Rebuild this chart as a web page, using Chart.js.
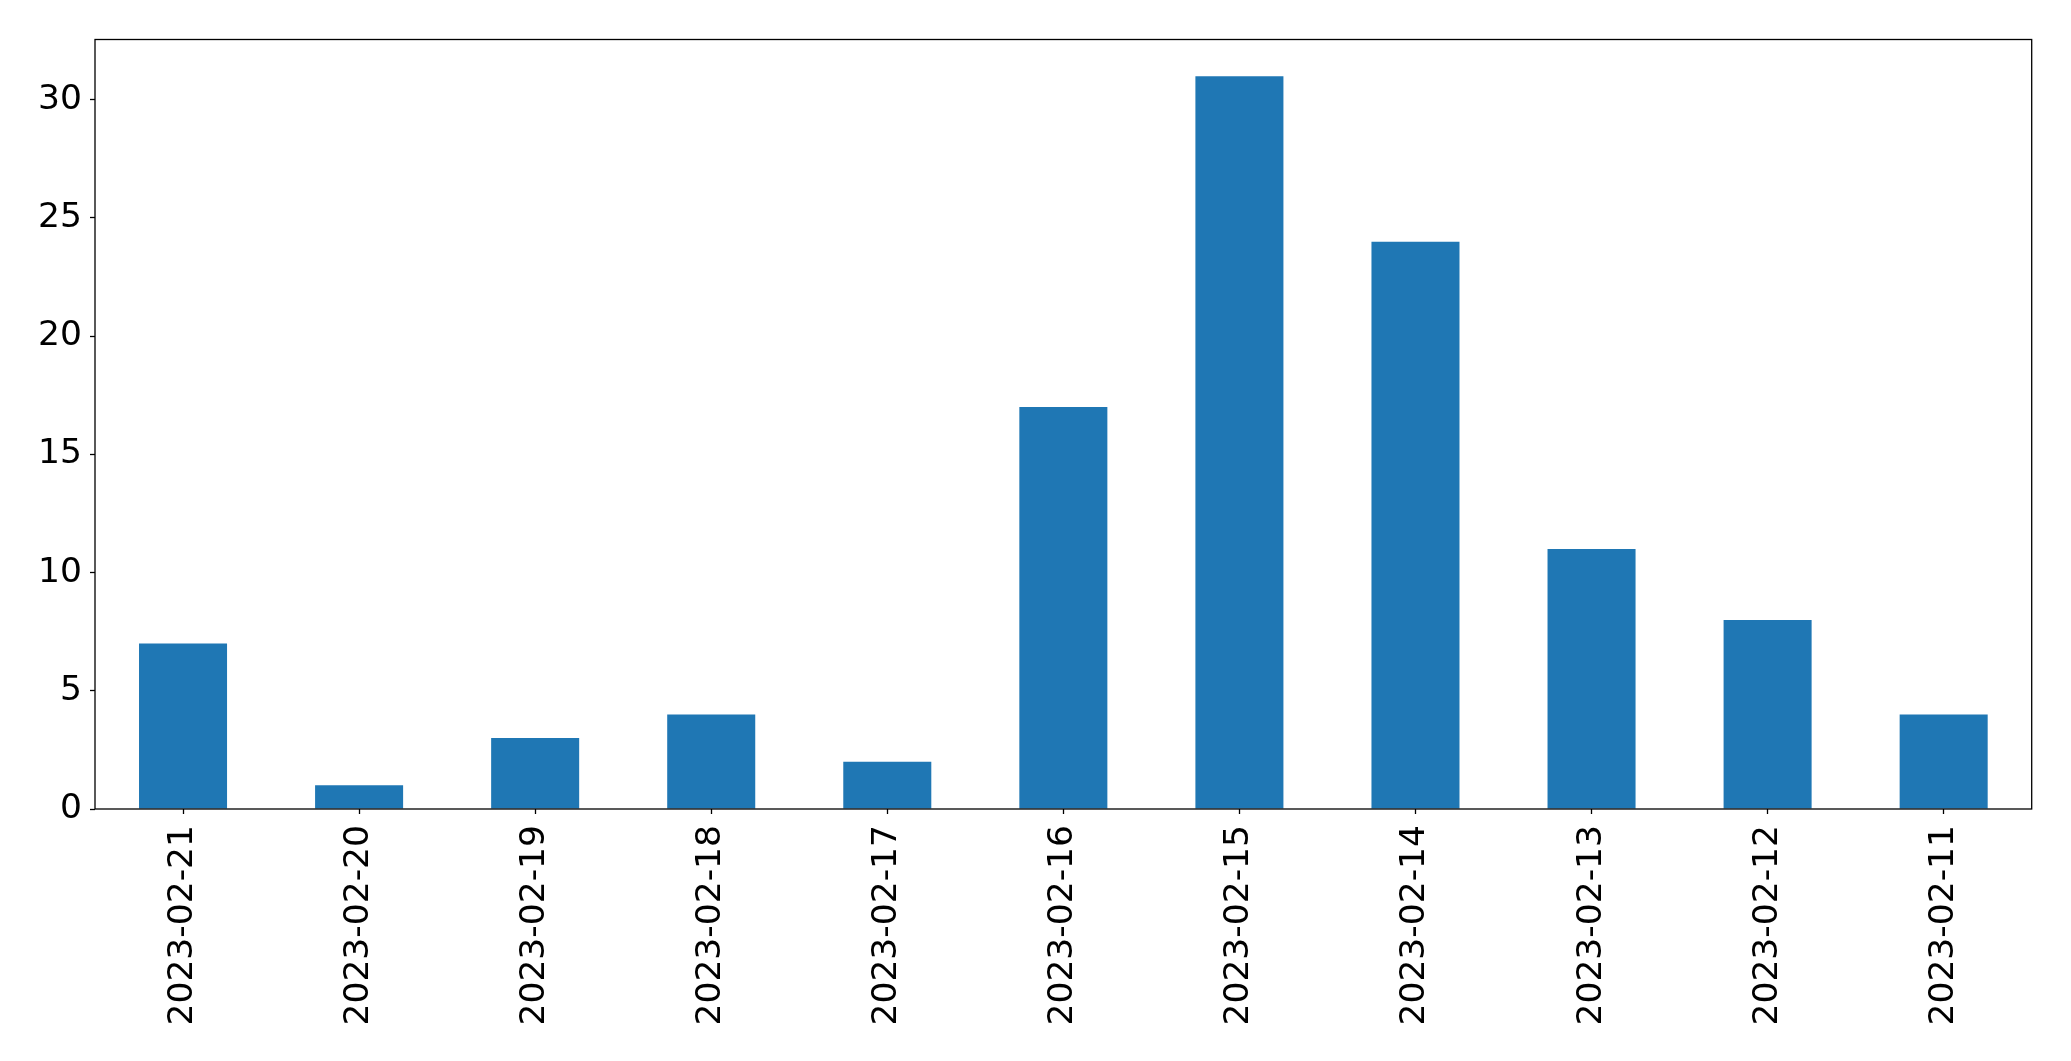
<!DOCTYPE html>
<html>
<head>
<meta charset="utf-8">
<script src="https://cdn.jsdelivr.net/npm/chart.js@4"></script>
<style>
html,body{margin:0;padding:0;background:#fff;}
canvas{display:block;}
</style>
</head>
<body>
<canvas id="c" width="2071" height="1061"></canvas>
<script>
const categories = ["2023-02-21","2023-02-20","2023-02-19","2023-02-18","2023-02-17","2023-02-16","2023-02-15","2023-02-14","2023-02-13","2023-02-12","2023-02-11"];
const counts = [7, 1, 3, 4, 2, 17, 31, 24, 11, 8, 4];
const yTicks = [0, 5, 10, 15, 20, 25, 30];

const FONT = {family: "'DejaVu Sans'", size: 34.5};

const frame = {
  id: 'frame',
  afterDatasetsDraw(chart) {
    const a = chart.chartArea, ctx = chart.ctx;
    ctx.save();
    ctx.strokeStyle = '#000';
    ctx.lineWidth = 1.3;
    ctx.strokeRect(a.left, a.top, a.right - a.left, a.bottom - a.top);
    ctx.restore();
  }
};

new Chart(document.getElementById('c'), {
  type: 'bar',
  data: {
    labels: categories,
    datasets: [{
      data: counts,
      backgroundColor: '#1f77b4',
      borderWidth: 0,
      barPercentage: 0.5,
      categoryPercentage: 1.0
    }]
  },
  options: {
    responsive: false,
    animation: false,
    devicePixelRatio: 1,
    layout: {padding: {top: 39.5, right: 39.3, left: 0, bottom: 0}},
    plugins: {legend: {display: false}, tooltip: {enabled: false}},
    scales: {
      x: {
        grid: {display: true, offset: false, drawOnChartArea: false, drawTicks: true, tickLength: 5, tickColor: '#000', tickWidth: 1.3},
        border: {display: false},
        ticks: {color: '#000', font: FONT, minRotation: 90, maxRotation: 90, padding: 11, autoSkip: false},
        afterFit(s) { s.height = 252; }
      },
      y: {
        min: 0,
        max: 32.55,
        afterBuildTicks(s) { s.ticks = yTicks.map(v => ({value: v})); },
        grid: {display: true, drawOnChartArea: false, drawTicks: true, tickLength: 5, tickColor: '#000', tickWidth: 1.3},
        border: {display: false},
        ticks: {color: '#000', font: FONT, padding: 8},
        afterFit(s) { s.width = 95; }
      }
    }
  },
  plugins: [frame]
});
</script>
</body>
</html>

Task —
Copy out all of the data word for word. Do not carry over any picture.

Full response —
Rebuild this chart as a web page, using Chart.js.
<!DOCTYPE html>
<html>
<head>
<meta charset="utf-8">
<script src="https://cdn.jsdelivr.net/npm/chart.js@4"></script>
<style>
html,body{margin:0;padding:0;background:#fff;}
canvas{display:block;}
</style>
</head>
<body>
<canvas id="c" width="2071" height="1061"></canvas>
<script>
const categories = ["2023-02-21","2023-02-20","2023-02-19","2023-02-18","2023-02-17","2023-02-16","2023-02-15","2023-02-14","2023-02-13","2023-02-12","2023-02-11"];
const counts = [7, 1, 3, 4, 2, 17, 31, 24, 11, 8, 4];
const yTicks = [0, 5, 10, 15, 20, 25, 30];

const FONT = {family: "'DejaVu Sans'", size: 34.5};

const frame = {
  id: 'frame',
  afterDatasetsDraw(chart) {
    const a = chart.chartArea, ctx = chart.ctx;
    ctx.save();
    ctx.strokeStyle = '#000';
    ctx.lineWidth = 1.3;
    ctx.strokeRect(a.left, a.top, a.right - a.left, a.bottom - a.top);
    ctx.restore();
  }
};

new Chart(document.getElementById('c'), {
  type: 'bar',
  data: {
    labels: categories,
    datasets: [{
      data: counts,
      backgroundColor: '#1f77b4',
      borderWidth: 0,
      barPercentage: 0.5,
      categoryPercentage: 1.0
    }]
  },
  options: {
    responsive: false,
    animation: false,
    devicePixelRatio: 1,
    layout: {padding: {top: 39.5, right: 39.3, left: 0, bottom: 0}},
    plugins: {legend: {display: false}, tooltip: {enabled: false}},
    scales: {
      x: {
        grid: {display: true, offset: false, drawOnChartArea: false, drawTicks: true, tickLength: 5, tickColor: '#000', tickWidth: 1.3},
        border: {display: false},
        ticks: {color: '#000', font: FONT, minRotation: 90, maxRotation: 90, padding: 11, autoSkip: false},
        afterFit(s) { s.height = 252; }
      },
      y: {
        min: 0,
        max: 32.55,
        afterBuildTicks(s) { s.ticks = yTicks.map(v => ({value: v})); },
        grid: {display: true, drawOnChartArea: false, drawTicks: true, tickLength: 5, tickColor: '#000', tickWidth: 1.3},
        border: {display: false},
        ticks: {color: '#000', font: FONT, padding: 8},
        afterFit(s) { s.width = 95; }
      }
    }
  },
  plugins: [frame]
});
</script>
</body>
</html>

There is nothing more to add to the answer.